Workplace dress code standards might be more casual than they were decades ago, but they’re still important.
The trend to casual likely gained traction when Apple Inc. (Nasdaq:AAPL) co-founder Steve Jobs started wearing iconic black turtleneck sweaters during iPhone launches. Facebook (Nasdaq:FB) CEO Mark Zuckerberg kicked casual dress up a notch by wearing short-sleeved shirts during presentations that were streamed to millions of viewers.
Many companies have loosened mandatory dress codes, and sometimes change has been created by governments.
The B.C. government last April, for example, prohibited businesses from requiring that female employees wear high heels because that mandate posed a potential health and safety issue.
This does not mean that workers are wise to ignore how their appearance could be perceived, said Nick Morgan, who works with public speakers to improve the content of their speeches, advance their brands and help them connect with audiences.
“We will always notice other people’s clothing because it signifies status and job position and all kinds of things like that – especially for people who we put up on pedestals and on TV,” he told Business in Vancouver.
Morgan’s biggest piece of advice to those who give public presentations is to dress in a way that makes the speaker feel comfortable.
That, he said, engenders confidence and can help the person deliver a better speech.
It is also important to consider who the people are in the audience. This is likely why Zuckerberg last week chose to dress in a suit when addressing U.S. senators about how his platform protects users’ privacy.

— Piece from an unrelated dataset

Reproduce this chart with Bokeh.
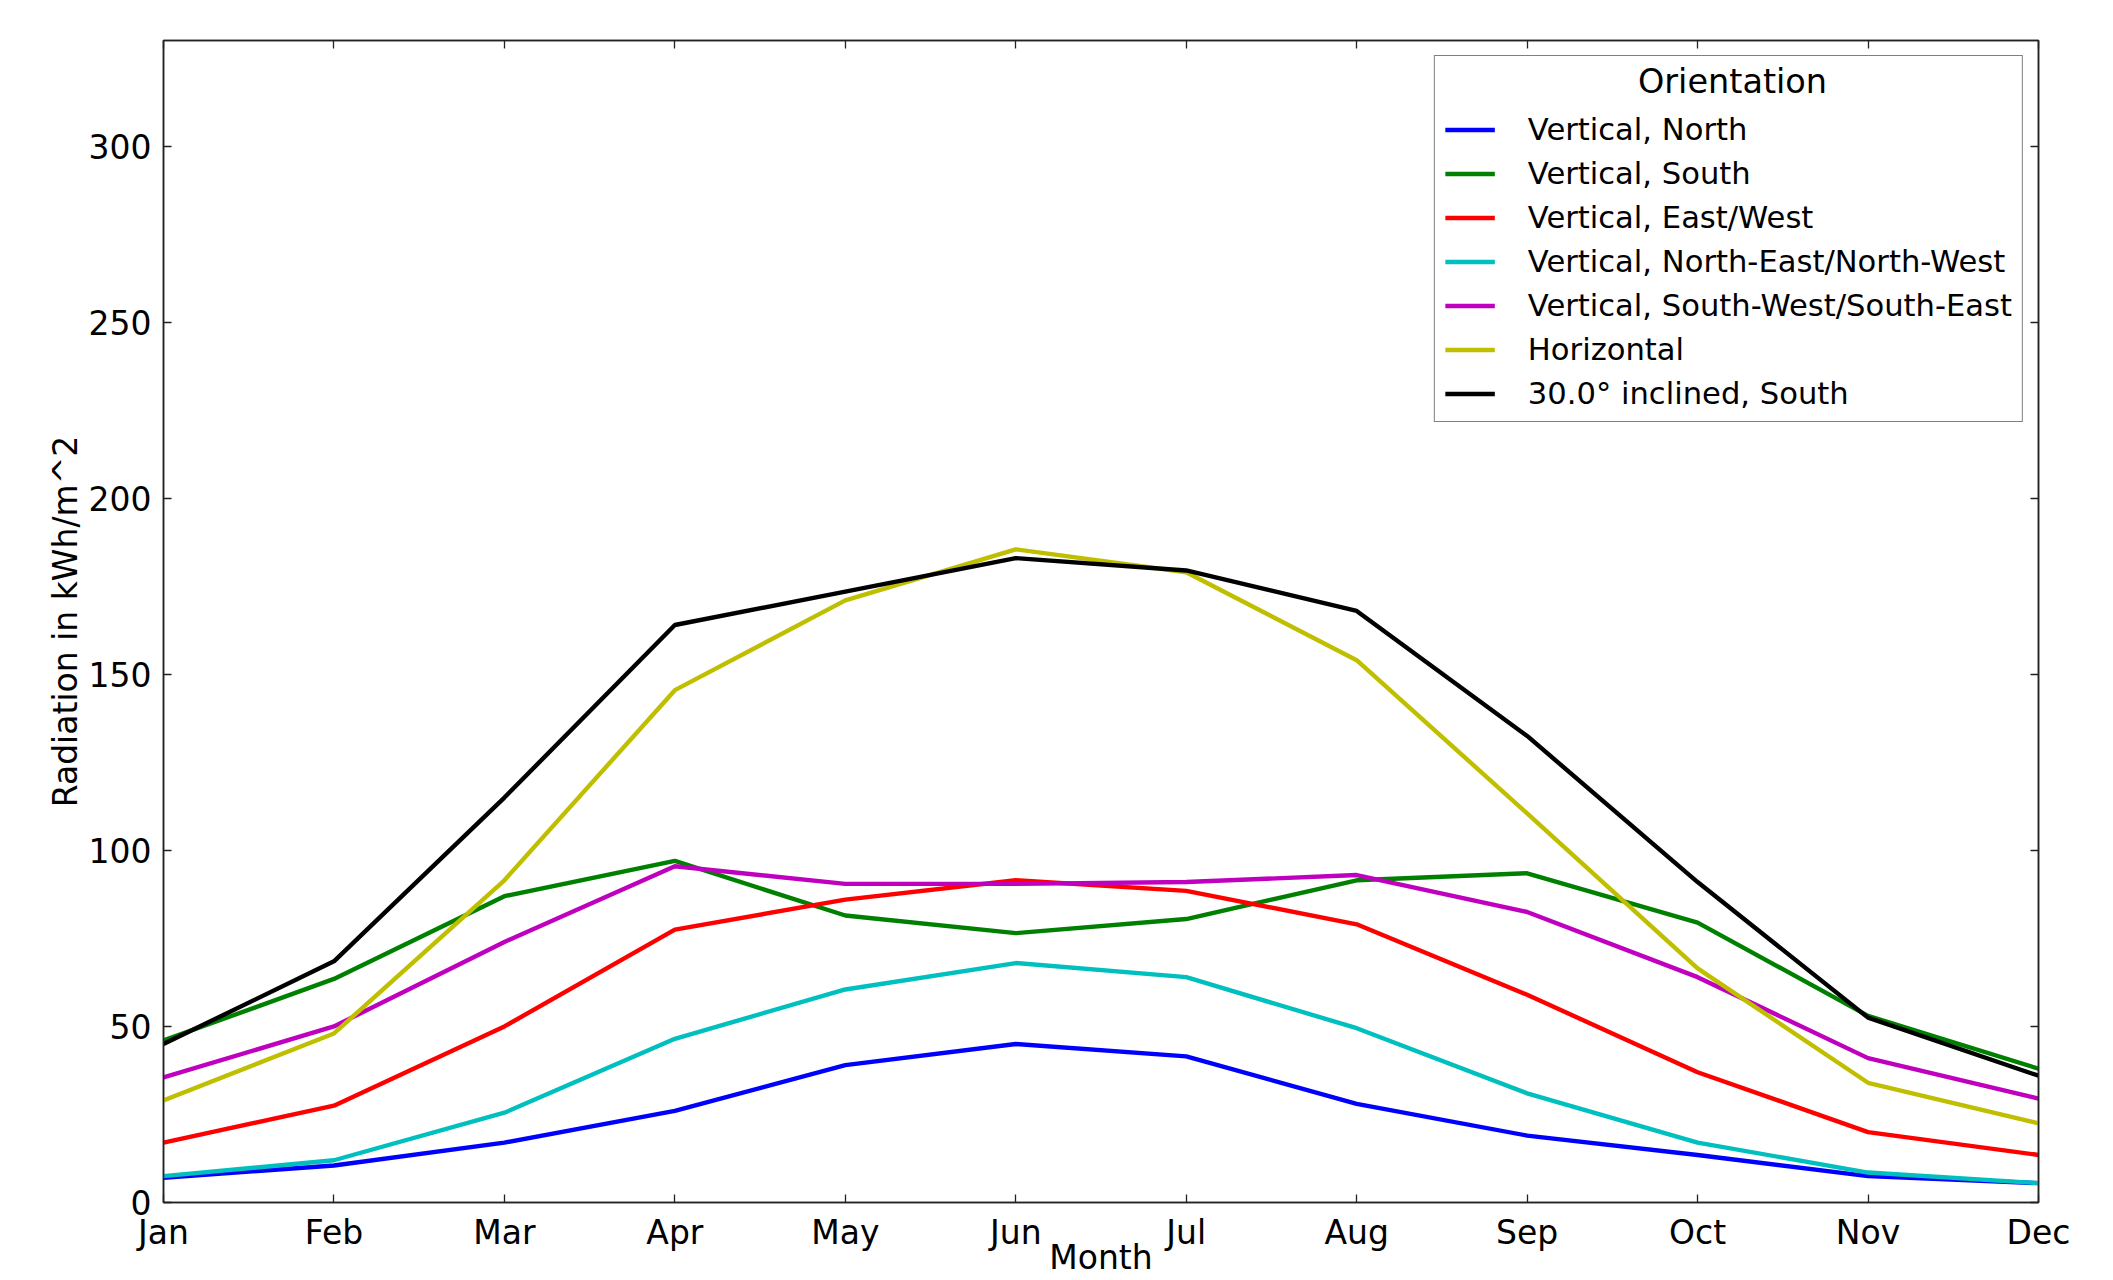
from bokeh.plotting import figure
from bokeh.models import FixedTicker, LinearAxis, Legend, LegendItem, Label, Range1d
from bokeh.embed import file_html
from bokeh.resources import INLINE

months = ["Jan", "Feb", "Mar", "Apr", "May", "Jun", "Jul", "Aug", "Sep", "Oct", "Nov", "Dec"]
y_ticks = [0, 50, 100, 150, 200, 250, 300]

series_names = [
    "Vertical, North",
    "Vertical, South",
    "Vertical, East/West",
    "Vertical, North-East/North-West",
    "Vertical, South-West/South-East",
    "Horizontal",
    "30.0\u00b0 inclined, South",
]
vertical_north = [7, 10.5, 17, 26, 39, 45, 41.5, 28, 19, 13.5, 7.5, 5.5]
vertical_south = [46, 63.5, 87, 97, 81.5, 76.5, 80.5, 91.5, 93.5, 79.5, 53, 38]
vertical_east_west = [17, 27.5, 50, 77.5, 86, 91.5, 88.5, 79, 59, 37, 20, 13.5]
vertical_ne_nw = [7.5, 12, 25.5, 46.5, 60.5, 68, 64, 49.5, 31, 17, 8.5, 5.5]
vertical_sw_se = [35.5, 50, 74, 95.5, 90.5, 90.5, 91, 93, 82.5, 64, 41, 29.5]
horizontal = [29, 48, 91.5, 145.5, 171, 185.5, 179, 154, 110.5, 66.5, 34, 22.5]
inclined_south = [45, 68.5, 115, 164, 173.5, 183, 179.5, 168, 132.5, 91, 52.5, 36]

series_values = [vertical_north, vertical_south, vertical_east_west, vertical_ne_nw,
                 vertical_sw_se, horizontal, inclined_south]
colors = ["#0000ff", "#008000", "#ff0000", "#00bfbf", "#bf00bf", "#bfbf00", "#000000"]

FONT = "DejaVu Sans"
x_idx = list(range(len(months)))

p = figure(width=2113, height=1280, output_backend="svg", toolbar_location=None,
           x_range=Range1d(0, len(months) - 1), y_range=Range1d(0, 330),
           min_border_left=163, min_border_right=75, min_border_top=40, min_border_bottom=78)
p.xgrid.visible = False
p.ygrid.visible = False
p.outline_line_color = "#222222"
p.outline_line_width = 1.5
p.background_fill_color = "white"
p.border_fill_color = "white"

def style_axis(ax, ticks, labels=True, standoff=10):
    ax.ticker = FixedTicker(ticks=ticks)
    ax.major_tick_in = 8
    ax.major_tick_out = 0
    ax.minor_tick_line_color = None
    ax.axis_line_color = "#222222"
    ax.axis_line_width = 1.5
    ax.major_tick_line_color = "#222222"
    ax.major_tick_line_width = 1.3
    ax.major_label_text_font = FONT
    if labels:
        ax.major_label_text_color = "black"
        ax.major_label_text_font_size = "33px"
        ax.major_label_standoff = standoff
    else:
        ax.major_label_text_color = None
        ax.major_label_text_font_size = "8px"
        ax.major_label_standoff = 0

style_axis(p.xaxis[0], x_idx, True, 10)
p.xaxis[0].major_label_overrides = {i: m for i, m in enumerate(months)}
p.xaxis[0].axis_label = "Month"
p.xaxis[0].axis_label_text_font = FONT
p.xaxis[0].axis_label_text_font_size = "33px"
p.xaxis[0].axis_label_text_font_style = "normal"
p.xaxis[0].axis_label_text_color = "black"
p.xaxis[0].axis_label_standoff = -17

style_axis(p.yaxis[0], y_ticks, True, 12)
p.yaxis[0].axis_label = "Radiation in kWh/m^2"
p.yaxis[0].axis_label_text_font = FONT
p.yaxis[0].axis_label_text_font_size = "33px"
p.yaxis[0].axis_label_text_font_style = "normal"
p.yaxis[0].axis_label_text_color = "black"
p.yaxis[0].axis_label_standoff = 1

top_axis = LinearAxis()
style_axis(top_axis, x_idx, False)
p.add_layout(top_axis, "above")
right_axis = LinearAxis()
style_axis(right_axis, y_ticks, False)
p.add_layout(right_axis, "right")

items = []
for name, vals, col in zip(series_names, series_values, colors):
    r = p.line(x_idx, vals, line_color=col, line_width=4.4)
    items.append(LegendItem(label=name, renderers=[r]))

legend = Legend(items=items, location="top_right", title=" ")
legend.margin = 15
legend.padding = 10
legend.spacing = 9
legend.label_height = 29
legend.glyph_height = 29
legend.glyph_width = 50
legend.label_standoff = 33
legend.label_text_font = FONT
legend.label_text_font_size = "30.6px"
legend.label_text_color = "black"
legend.title_text_font = FONT
legend.title_text_font_size = "31px"
legend.title_text_font_style = "normal"
legend.title_standoff = 10
legend.border_line_color = "black"
legend.border_line_width = 1.5
legend.background_fill_alpha = 0.0
p.add_layout(legend)

orient = Label(x=9.205, y=318.4, text="Orientation",
               text_font=FONT, text_font_size="33.5px", text_align="center",
               text_baseline="middle", text_color="black")
p.add_layout(orient)

open("out.html", "w").write(file_html(p, INLINE))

“If you put on a three-piece suit and you’re speaking to a bunch of surfers, then you are, presumably, going to be so much overdressed compared with the surfers that they could see you as a stuffed shirt,” Morgan said.
A minute spent reflecting on the content of the speech and what appearance is most in sync with that content can also be valuable, he said.
An expert on creativity or innovation, such as a technology-sector CEO, for example, might want to show that creativity in their wardrobe, he explained.
“You have to dress for your tribe and your subject-matter expertise,” he said. “What you wear signals, to a certain extent, your status in the tribe and your profession and how seriously we’re to take you.”
Some professional wardrobe consultants, such as Vancouver’s Diana Kilgour, do not like to prescribe how their clients should look, but rather to help their clients effectively project the image that the clients have decided that they want.
Much of Kilgour’s work is to go to stores with her clients and help them select clothing.
“One of the most valuable things I do for my clients is to go through their wardrobes with them and eliminate things that shouldn’t be there,” she said.
“I tell them that those are not their clothes, they are clothes for the person they used to be. Given where they are today, in what role, in what surroundings, dealing with what product or service, with which people, and with which goals in mind, what kind of wardrobe should they now have?”